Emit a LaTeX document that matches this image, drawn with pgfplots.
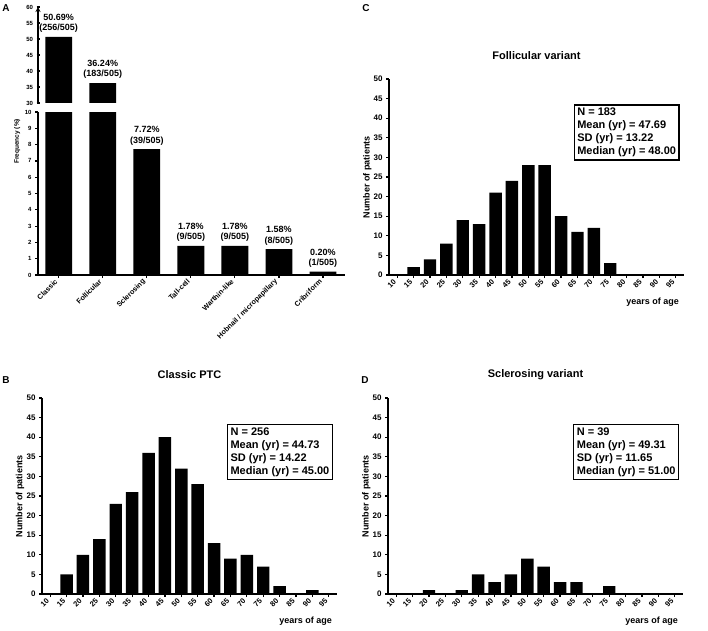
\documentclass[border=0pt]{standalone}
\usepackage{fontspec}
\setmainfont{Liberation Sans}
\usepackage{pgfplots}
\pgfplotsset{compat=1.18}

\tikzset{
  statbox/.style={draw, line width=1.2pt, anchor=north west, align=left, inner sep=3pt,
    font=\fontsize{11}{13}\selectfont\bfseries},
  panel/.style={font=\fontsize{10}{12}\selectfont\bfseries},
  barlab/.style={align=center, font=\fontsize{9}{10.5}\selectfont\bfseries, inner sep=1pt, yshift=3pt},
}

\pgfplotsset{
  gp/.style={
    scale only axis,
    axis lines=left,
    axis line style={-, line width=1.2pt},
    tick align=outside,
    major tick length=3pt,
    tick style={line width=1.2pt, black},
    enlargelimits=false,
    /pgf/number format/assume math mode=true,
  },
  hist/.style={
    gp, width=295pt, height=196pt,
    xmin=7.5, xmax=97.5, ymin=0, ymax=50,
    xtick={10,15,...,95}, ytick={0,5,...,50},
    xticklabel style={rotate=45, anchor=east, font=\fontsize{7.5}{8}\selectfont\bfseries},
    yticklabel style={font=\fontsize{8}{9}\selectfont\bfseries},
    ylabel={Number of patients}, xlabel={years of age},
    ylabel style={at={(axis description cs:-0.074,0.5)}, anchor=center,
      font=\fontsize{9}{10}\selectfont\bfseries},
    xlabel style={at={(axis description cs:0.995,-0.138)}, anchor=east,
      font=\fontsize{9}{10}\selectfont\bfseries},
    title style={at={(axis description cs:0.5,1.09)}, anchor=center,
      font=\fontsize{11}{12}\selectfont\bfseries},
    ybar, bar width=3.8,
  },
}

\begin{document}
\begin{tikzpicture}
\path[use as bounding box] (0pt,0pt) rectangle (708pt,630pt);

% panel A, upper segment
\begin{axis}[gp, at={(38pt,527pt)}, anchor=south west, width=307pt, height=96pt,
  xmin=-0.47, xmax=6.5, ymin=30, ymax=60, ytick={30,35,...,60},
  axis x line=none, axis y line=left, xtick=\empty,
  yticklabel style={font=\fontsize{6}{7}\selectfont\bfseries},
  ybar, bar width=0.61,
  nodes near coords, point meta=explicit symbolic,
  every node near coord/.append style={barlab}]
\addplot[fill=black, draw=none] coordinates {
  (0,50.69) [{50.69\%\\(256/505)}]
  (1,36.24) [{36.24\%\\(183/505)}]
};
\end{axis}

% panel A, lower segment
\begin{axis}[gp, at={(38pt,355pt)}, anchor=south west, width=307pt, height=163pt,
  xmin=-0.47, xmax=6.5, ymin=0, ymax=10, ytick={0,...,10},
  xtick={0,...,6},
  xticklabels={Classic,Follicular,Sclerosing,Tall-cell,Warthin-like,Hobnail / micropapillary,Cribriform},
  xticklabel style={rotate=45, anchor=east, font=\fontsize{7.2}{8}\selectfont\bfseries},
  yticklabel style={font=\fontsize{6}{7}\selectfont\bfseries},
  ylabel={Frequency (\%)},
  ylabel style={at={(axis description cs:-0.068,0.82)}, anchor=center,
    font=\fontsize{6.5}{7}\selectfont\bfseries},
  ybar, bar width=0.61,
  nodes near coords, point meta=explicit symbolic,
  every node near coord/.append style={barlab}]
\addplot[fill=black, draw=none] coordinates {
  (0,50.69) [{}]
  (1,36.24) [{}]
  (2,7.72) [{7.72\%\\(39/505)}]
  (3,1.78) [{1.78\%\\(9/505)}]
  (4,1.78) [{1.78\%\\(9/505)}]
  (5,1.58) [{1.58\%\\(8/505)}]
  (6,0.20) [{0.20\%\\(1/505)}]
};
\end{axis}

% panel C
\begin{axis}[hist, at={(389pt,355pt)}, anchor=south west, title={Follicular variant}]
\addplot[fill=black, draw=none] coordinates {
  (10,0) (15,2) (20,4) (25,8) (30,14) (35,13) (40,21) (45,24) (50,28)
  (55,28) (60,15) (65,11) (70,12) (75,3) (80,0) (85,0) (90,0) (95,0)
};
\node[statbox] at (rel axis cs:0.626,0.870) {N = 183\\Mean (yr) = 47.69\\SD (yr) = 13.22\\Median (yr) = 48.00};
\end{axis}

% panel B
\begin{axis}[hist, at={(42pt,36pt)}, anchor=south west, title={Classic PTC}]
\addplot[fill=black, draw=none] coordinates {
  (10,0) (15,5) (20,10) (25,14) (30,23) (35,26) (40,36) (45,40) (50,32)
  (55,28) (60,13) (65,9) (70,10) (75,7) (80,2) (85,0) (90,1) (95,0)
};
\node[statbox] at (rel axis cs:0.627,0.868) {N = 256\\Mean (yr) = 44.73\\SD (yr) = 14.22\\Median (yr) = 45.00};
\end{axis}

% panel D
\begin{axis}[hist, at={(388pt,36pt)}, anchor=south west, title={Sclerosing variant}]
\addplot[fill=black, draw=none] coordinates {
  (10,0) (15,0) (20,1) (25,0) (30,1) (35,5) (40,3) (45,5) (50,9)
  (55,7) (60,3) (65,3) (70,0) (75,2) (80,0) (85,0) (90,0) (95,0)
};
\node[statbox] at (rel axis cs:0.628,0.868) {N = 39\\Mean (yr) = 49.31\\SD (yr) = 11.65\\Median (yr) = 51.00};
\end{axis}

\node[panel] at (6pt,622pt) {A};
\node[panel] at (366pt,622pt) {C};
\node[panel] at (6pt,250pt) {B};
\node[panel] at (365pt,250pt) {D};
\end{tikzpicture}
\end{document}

===

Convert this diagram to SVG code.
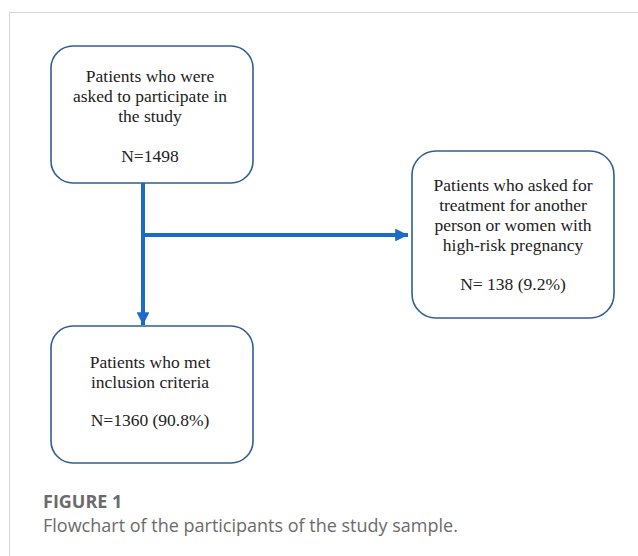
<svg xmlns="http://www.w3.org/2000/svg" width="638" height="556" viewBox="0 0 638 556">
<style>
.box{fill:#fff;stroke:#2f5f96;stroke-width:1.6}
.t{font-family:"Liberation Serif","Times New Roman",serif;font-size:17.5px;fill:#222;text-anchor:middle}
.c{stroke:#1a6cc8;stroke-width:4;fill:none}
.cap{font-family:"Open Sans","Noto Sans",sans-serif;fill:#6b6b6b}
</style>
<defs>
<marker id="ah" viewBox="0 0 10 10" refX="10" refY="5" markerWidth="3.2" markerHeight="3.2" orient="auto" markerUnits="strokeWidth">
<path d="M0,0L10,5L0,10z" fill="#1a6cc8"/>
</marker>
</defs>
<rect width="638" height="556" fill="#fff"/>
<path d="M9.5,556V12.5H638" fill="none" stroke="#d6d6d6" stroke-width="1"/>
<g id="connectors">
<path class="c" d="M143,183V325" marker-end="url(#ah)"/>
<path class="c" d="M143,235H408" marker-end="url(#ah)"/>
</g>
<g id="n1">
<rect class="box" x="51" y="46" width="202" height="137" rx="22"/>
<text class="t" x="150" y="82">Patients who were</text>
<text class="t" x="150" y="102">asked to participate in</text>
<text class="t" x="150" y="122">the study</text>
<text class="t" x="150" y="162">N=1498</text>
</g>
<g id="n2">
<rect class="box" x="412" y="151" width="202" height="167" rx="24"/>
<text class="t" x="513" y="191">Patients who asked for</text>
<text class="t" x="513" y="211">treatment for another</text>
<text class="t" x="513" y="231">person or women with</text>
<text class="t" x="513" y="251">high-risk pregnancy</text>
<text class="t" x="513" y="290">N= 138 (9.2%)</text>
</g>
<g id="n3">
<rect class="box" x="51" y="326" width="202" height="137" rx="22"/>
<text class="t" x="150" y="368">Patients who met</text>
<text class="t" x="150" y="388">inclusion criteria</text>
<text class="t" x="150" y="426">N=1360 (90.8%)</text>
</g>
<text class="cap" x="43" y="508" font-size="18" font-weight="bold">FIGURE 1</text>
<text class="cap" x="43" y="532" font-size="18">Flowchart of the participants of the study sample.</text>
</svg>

===

WHAT IS ASKED: What lines above run from the one with "Emit a LaTeX" to the one with "(0pt,0pt) rectangle (708pt,630pt);"? Give them again exactly, ends included, and leave the pictures out.

RIGHT ANSWER:
Emit a LaTeX document that matches this image, drawn with pgfplots.
\documentclass[border=0pt]{standalone}
\usepackage{fontspec}
\setmainfont{Liberation Sans}
\usepackage{pgfplots}
\pgfplotsset{compat=1.18}

\tikzset{
  statbox/.style={draw, line width=1.2pt, anchor=north west, align=left, inner sep=3pt,
    font=\fontsize{11}{13}\selectfont\bfseries},
  panel/.style={font=\fontsize{10}{12}\selectfont\bfseries},
  barlab/.style={align=center, font=\fontsize{9}{10.5}\selectfont\bfseries, inner sep=1pt, yshift=3pt},
}

\pgfplotsset{
  gp/.style={
    scale only axis,
    axis lines=left,
    axis line style={-, line width=1.2pt},
    tick align=outside,
    major tick length=3pt,
    tick style={line width=1.2pt, black},
    enlargelimits=false,
    /pgf/number format/assume math mode=true,
  },
  hist/.style={
    gp, width=295pt, height=196pt,
    xmin=7.5, xmax=97.5, ymin=0, ymax=50,
    xtick={10,15,...,95}, ytick={0,5,...,50},
    xticklabel style={rotate=45, anchor=east, font=\fontsize{7.5}{8}\selectfont\bfseries},
    yticklabel style={font=\fontsize{8}{9}\selectfont\bfseries},
    ylabel={Number of patients}, xlabel={years of age},
    ylabel style={at={(axis description cs:-0.074,0.5)}, anchor=center,
      font=\fontsize{9}{10}\selectfont\bfseries},
    xlabel style={at={(axis description cs:0.995,-0.138)}, anchor=east,
      font=\fontsize{9}{10}\selectfont\bfseries},
    title style={at={(axis description cs:0.5,1.09)}, anchor=center,
      font=\fontsize{11}{12}\selectfont\bfseries},
    ybar, bar width=3.8,
  },
}

\begin{document}
\begin{tikzpicture}
\path[use as bounding box] (0pt,0pt) rectangle (708pt,630pt);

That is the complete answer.